Set task: Without the pictures, return exactly the lines from the one with "Write a Python" through the one with "800, 1054, 1054]". Both end lines belong in the copy.

-----

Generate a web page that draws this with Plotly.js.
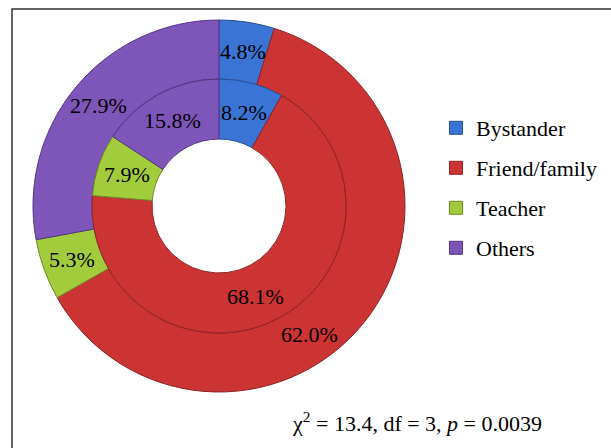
<!DOCTYPE html>
<html>
<head>
<meta charset="utf-8">
<script src="https://cdn.plot.ly/plotly-3.0.1.min.js"></script>
<style>html,body{margin:0;padding:0;background:#fff;}#chart{width:611px;height:448px;}</style>
</head>
<body>
<div id="chart"></div>
<script>
// Data
const categories = ["Bystander", "Friend/family", "Teacher", "Others"];
const outerValues = [4.8, 62.0, 5.3, 27.9];
const innerValues = [8.2, 68.1, 7.9, 15.8];
const colors = ["#3a74d4", "#cc3333", "#a3cc3c", "#7e55b8"];
const lineColors = ["#2a4f96", "#8e2326", "#6d8a26", "#533585"];
const statsText = "χ<sup>2</sup> = 13.4, df = 3, <i>p</i> = 0.0039";

const W = 611, H = 448;
const cx = 219, cy = 206;
const rOuter = 186, rInner = 127, rHole = 67;
function dom(r) {
  return {
    x: [(cx - r) / W, (cx + r) / W],
    y: [(H - cy - r) / H, (H - cy + r) / H]
  };
}
const serif = "Liberation Serif";

const pieCommon = {
  type: "pie",
  labels: categories,
  sort: false,
  direction: "clockwise",
  rotation: 0,
  textinfo: "none",
  marker: {colors: colors, line: {color: lineColors, width: 1}},
  showlegend: false,
  hoverinfo: "label+value"
};

const outer = Object.assign({}, pieCommon, {
  values: outerValues,
  domain: dom(rOuter),
  hole: rInner / rOuter
});
const inner = Object.assign({}, pieCommon, {
  values: innerValues,
  domain: dom(rInner),
  hole: rHole / rInner
});

// slice labels at the middle of each ring slice (largest slice label nudged like the original)
const bigShiftDeg = {outer: 16, inner: 6};
function ringLabels(values, r0, r1, shift) {
  const total = values.reduce((a, b) => a + b, 0);
  const rm = (r0 + r1) / 2;
  const maxV = Math.max.apply(null, values);
  let cum = 0;
  return values.map(v => {
    let a = (cum + v / 2) / total * 360;
    if (v === maxV) a += shift;
    cum += v;
    const t = a * Math.PI / 180;
    return {
      text: v.toFixed(1) + "%",
      xref: "paper", yref: "paper",
      x: (cx + rm * Math.sin(t)) / W,
      y: (H - (cy - rm * Math.cos(t))) / H,
      xanchor: "center", yanchor: "middle",
      showarrow: false,
      font: {family: serif, size: 22, color: "#000"}
    };
  });
}

// legend entries
const legendTraces = categories.map((c, i) => ({
  type: "scatter",
  mode: "markers",
  x: [null], y: [null],
  name: c,
  legendgroup: "g" + i,
  marker: {symbol: "square", size: 13, color: colors[i], line: {color: lineColors[i], width: 1}},
  hoverinfo: "skip"
}));

const layout = {
  width: W, height: H,
  margin: {l: 0, r: 0, t: 0, b: 0},
  font: {family: serif, size: 22, color: "#000"},
  paper_bgcolor: "#fff",
  plot_bgcolor: "rgba(0,0,0,0)",
  xaxis: {visible: false},
  yaxis: {visible: false},
  showlegend: true,
  legend: {
    x: 436 / W, xanchor: "left",
    y: (H - 107) / H, yanchor: "top",
    font: {family: serif, size: 22, color: "#000"},
    traceorder: "grouped",
    tracegroupgap: 8.4,
    bgcolor: "rgba(0,0,0,0)"
  },
  annotations: ringLabels(outerValues, rInner, rOuter, bigShiftDeg.outer)
    .concat(ringLabels(innerValues, rHole, rInner, bigShiftDeg.inner))
    .concat([{
      text: statsText,
      xref: "paper", yref: "paper",
      x: 417 / W, y: (H - 422) / H,
      xanchor: "center", yanchor: "middle",
      showarrow: false,
      font: {family: serif, size: 22, color: "#000"}
    }]),
  shapes: [{
    type: "rect", xref: "paper", yref: "paper",
    x0: 12 / W, x1: 1.02, y0: -0.02, y1: (H - 9) / H,
    line: {color: "#333", width: 1.5}
  }]
};

Plotly.newPlot("chart", [outer, inner].concat(legendTraces), layout, {displayModeBar: false, staticPlot: true});
</script>
</body>
</html>
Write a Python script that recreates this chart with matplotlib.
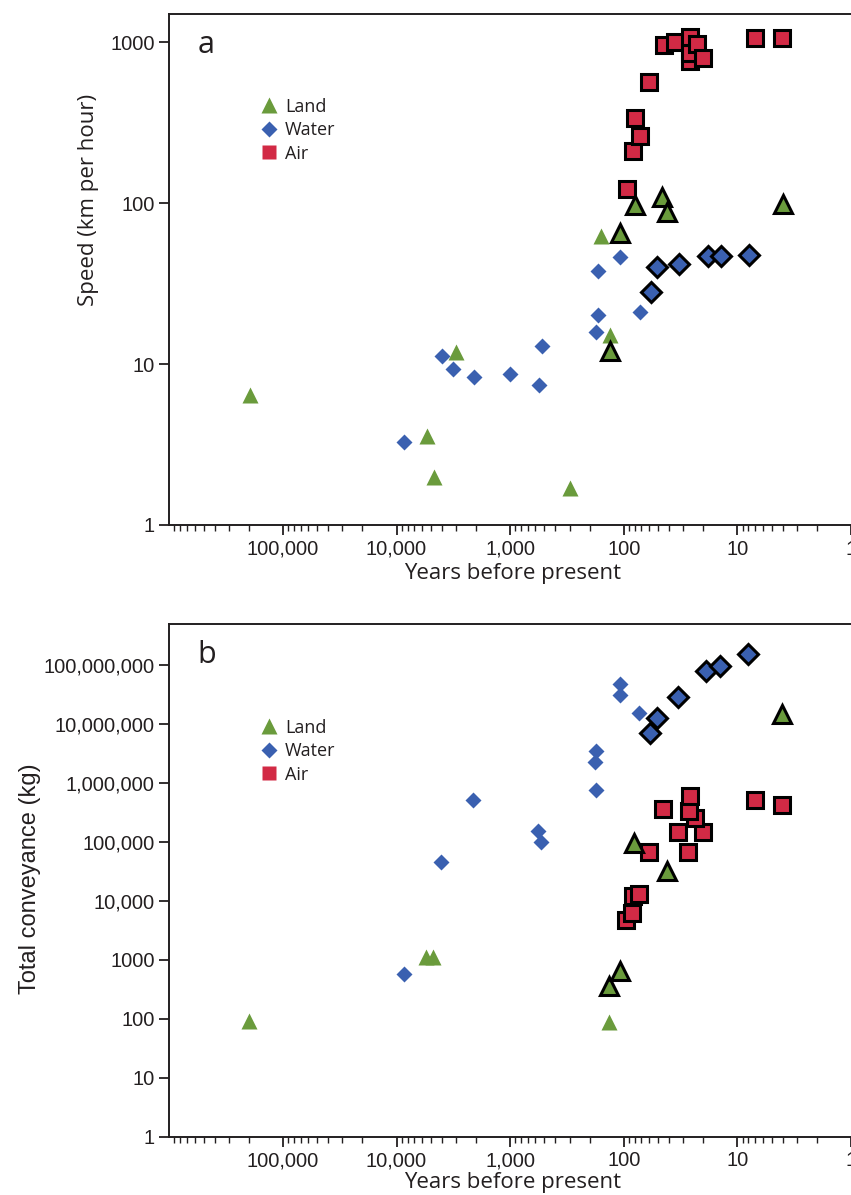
import matplotlib
matplotlib.use("Agg")
import matplotlib.pyplot as plt
from matplotlib.lines import Line2D
from matplotlib.ticker import FixedLocator, FixedFormatter, LogLocator, NullFormatter

# ---------------- data: panel a (speed, km per hour) ----------------
a_land_years = [195000, 5390, 4710, 2975, 296, 158, 131]
a_land_vals = [6.4, 3.56, 1.99, 11.8, 1.69, 62.6, 15.1]
a_land_hl_years = [131, 107, 79.4, 45.7, 41.3, 3.97]
a_land_hl_vals = [12.1, 64.8, 97.2, 109, 87.5, 98.6]
a_water_years = [8530, 4010, 3190, 2066, 1011, 559, 522, 175, 169, 169, 107.7, 72.3]
a_water_vals = [3.26, 11.2, 9.27, 8.27, 8.67, 7.37, 12.9, 15.9, 20.2, 37.7, 46, 21]
a_water_hl_years = [57.4, 50.6, 32.8, 18.0, 14.0, 7.96]
a_water_hl_vals = [27.9, 39.9, 41.8, 46.9, 46.9, 47.5]
a_air_years = [94.1, 82.7, 72.3, 80, 59.4, 44.5, 35.1, 25.9, 25.9, 25.9, 22.8, 19.9, 7.0, 4.03]
a_air_vals = [123, 211, 261, 336, 562, 958, 1004, 765, 851, 1079, 972, 800, 1054, 1054]

# ---------------- data: panel b (total conveyance, kg) ----------------
b_land_years = [198000, 5460, 4745, 134]
b_land_vals = [92, 1099, 1099, 86]
b_land_hl_years = [134, 109, 81.7, 41.9, 4.05]
b_land_hl_vals = [353, 635, 93200, 31900, 1.47e7]
b_water_years = [8650, 4080, 2110, 570, 532, 174, 178, 174, 109, 109, 73.8]
b_water_vals = [574, 46000, 514000, 153000, 96900, 3.5e6, 2.22e6, 751000, 4.77e7, 3.02e7, 1.51e7]
b_water_hl_years = [58.6, 51.3, 33.5, 18.9, 14.2, 8.05]
b_water_hl_vals = [7.0e6, 1.245e7, 2.83e7, 7.84e7, 9.55e7, 1.49e8]
b_air_years = [95.3, 84.3, 82.2, 73.8, 60.2, 27.4, 33.5, 20.2, 23.4, 26.9, 44.8, 25.9, 7.0, 4.05]
b_air_vals = [4680, 6250, 12000, 12800, 67100, 67100, 147000, 143000, 248000, 334000, 357000, 601000, 514000, 423000]

x_ticks = [1e5, 1e4, 1e3, 1e2, 10, 1]
x_ticklabels = ["100,000", "10,000", "1,000", "100", "10", "1"]
a_yticks = [1, 10, 100, 1000]
a_yticklabels = ["1", "10", "100", "1000"]
b_yticks = [1, 10, 100, 1000, 1e4, 1e5, 1e6, 1e7, 1e8]
b_yticklabels = ["1", "10", "100", "1000", "10,000", "100,000", "1,000,000",
                 "10,000,000", "100,000,000"]
legend_labels = ["Land", "Water", "Air"]

GREEN = "#6a9b3c"
BLUE = "#3a60b0"
RED = "#d22a45"
INK = "#231f20"
HUM = ["Open Sans", "DejaVu Sans"]
HEL = ["Liberation Sans", "DejaVu Sans"]

W, H = 851, 1195
fig = plt.figure(figsize=(W / 100, H / 100), dpi=100)

L = 169.3 / W
axa = fig.add_axes([L, 1 - 525 / H, 1 - L, (525 - 14) / H])
axb = fig.add_axes([L, 1 - 1136.5 / H, 1 - L, (1136.5 - 624) / H])


def style(ax, yticks, yticklabels, ylim):
    ax.set_xscale("log")
    ax.set_yscale("log")
    ax.set_xlim(1e6, 1)
    ax.set_ylim(*ylim)
    ax.spines["right"].set_visible(False)
    for s in ["left", "top", "bottom"]:
        ax.spines[s].set_linewidth(1.4)
        ax.spines[s].set_color(INK)
    ax.xaxis.set_major_locator(FixedLocator(x_ticks))
    ax.xaxis.set_major_formatter(FixedFormatter(x_ticklabels))
    ax.xaxis.set_minor_locator(LogLocator(base=10, subs=range(2, 10), numticks=20))
    ax.xaxis.set_minor_formatter(NullFormatter())
    ax.yaxis.set_major_locator(FixedLocator(yticks))
    ax.yaxis.set_major_formatter(FixedFormatter(yticklabels))
    ax.yaxis.set_minor_locator(FixedLocator([]))
    ax.tick_params(axis="both", which="major", direction="out", length=7, width=1.3,
                   color=INK, labelsize=14.5, labelcolor=INK, pad=3.5)
    ax.tick_params(axis="x", which="minor", direction="out", length=4, width=1.0, color=INK)
    for lab in ax.get_xticklabels() + ax.get_yticklabels():
        lab.set_family(HEL)


def draw(ax, land, land_hl, water, water_hl, air):
    ax.plot(*land, ls="none", marker="^", ms=11.5, mfc=GREEN, mec="none", zorder=3)
    ax.plot(*water, ls="none", marker="D", ms=8.2, mfc=BLUE, mec="none", zorder=3)
    ax.plot(*air, ls="none", marker="s", ms=12.0, mfc=RED, mec="black", mew=2.2, zorder=4)
    ax.plot(*water_hl, ls="none", marker="D", ms=10.0, mfc=BLUE, mec="black", mew=2.2, zorder=5)
    ax.plot(*land_hl, ls="none", marker="^", ms=13.5, mfc=GREEN, mec="black", mew=2.2, zorder=5)


def legend(ax, anchor):
    handles = [
        Line2D([], [], ls="none", marker="^", ms=11.5, mfc=GREEN, mec="none"),
        Line2D([], [], ls="none", marker="D", ms=8.2, mfc=BLUE, mec="none"),
        Line2D([], [], ls="none", marker="s", ms=9.6, mfc=RED, mec="none"),
    ]
    leg = ax.legend(handles, legend_labels, loc="upper left", bbox_to_anchor=anchor,
                    frameon=False, borderpad=0, borderaxespad=0, handlelength=1.0,
                    handletextpad=0.4, labelspacing=0.3,
                    prop={"family": HUM, "size": 13})
    for t in leg.get_texts():
        t.set_color(INK)


style(axa, a_yticks, a_yticklabels, (1, 1493))
draw(axa, (a_land_years, a_land_vals), (a_land_hl_years, a_land_hl_vals),
     (a_water_years, a_water_vals), (a_water_hl_years, a_water_hl_vals),
     (a_air_years, a_air_vals))
legend(axa, (0.1325, 0.836))
axa.text(0.054, 0.939, "a", transform=axa.transAxes, ha="center", va="center",
         fontsize=22, family=HUM, color=INK)
axa.set_xlabel("Years before present", family=HUM, fontsize=16, color=INK)
axa.xaxis.label.set_verticalalignment("center")
axa.xaxis.set_label_coords(0.503, -0.094)
axa.set_ylabel("Speed (km per hour)", family=HUM, fontsize=16, color=INK)
axa.yaxis.label.set_verticalalignment("center")
axa.yaxis.set_label_coords(-0.119, 0.636)

style(axb, b_yticks, b_yticklabels, (1, 4.9e8))
draw(axb, (b_land_years, b_land_vals), (b_land_hl_years, b_land_hl_vals),
     (b_water_years, b_water_vals), (b_water_hl_years, b_water_hl_vals),
     (b_air_years, b_air_vals))
legend(axb, (0.1325, 0.815))
axb.text(0.055, 0.9395, "b", transform=axb.transAxes, ha="center", va="center",
         fontsize=22, family=HUM, color=INK)
axb.set_xlabel("Years before present", family=HUM, fontsize=16, color=INK)
axb.xaxis.label.set_verticalalignment("center")
axb.xaxis.set_label_coords(0.503, -0.0907)
axb.set_ylabel("Total conveyance (kg)", family=HEL, fontsize=17, color=INK)
axb.yaxis.label.set_verticalalignment("center")
axb.yaxis.set_label_coords(-0.204, 0.504)

fig.savefig("out.png", dpi=100)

-----

Complete response:
Write a Python script that recreates this chart with matplotlib.
import matplotlib
matplotlib.use("Agg")
import matplotlib.pyplot as plt
from matplotlib.lines import Line2D
from matplotlib.ticker import FixedLocator, FixedFormatter, LogLocator, NullFormatter

# ---------------- data: panel a (speed, km per hour) ----------------
a_land_years = [195000, 5390, 4710, 2975, 296, 158, 131]
a_land_vals = [6.4, 3.56, 1.99, 11.8, 1.69, 62.6, 15.1]
a_land_hl_years = [131, 107, 79.4, 45.7, 41.3, 3.97]
a_land_hl_vals = [12.1, 64.8, 97.2, 109, 87.5, 98.6]
a_water_years = [8530, 4010, 3190, 2066, 1011, 559, 522, 175, 169, 169, 107.7, 72.3]
a_water_vals = [3.26, 11.2, 9.27, 8.27, 8.67, 7.37, 12.9, 15.9, 20.2, 37.7, 46, 21]
a_water_hl_years = [57.4, 50.6, 32.8, 18.0, 14.0, 7.96]
a_water_hl_vals = [27.9, 39.9, 41.8, 46.9, 46.9, 47.5]
a_air_years = [94.1, 82.7, 72.3, 80, 59.4, 44.5, 35.1, 25.9, 25.9, 25.9, 22.8, 19.9, 7.0, 4.03]
a_air_vals = [123, 211, 261, 336, 562, 958, 1004, 765, 851, 1079, 972, 800, 1054, 1054]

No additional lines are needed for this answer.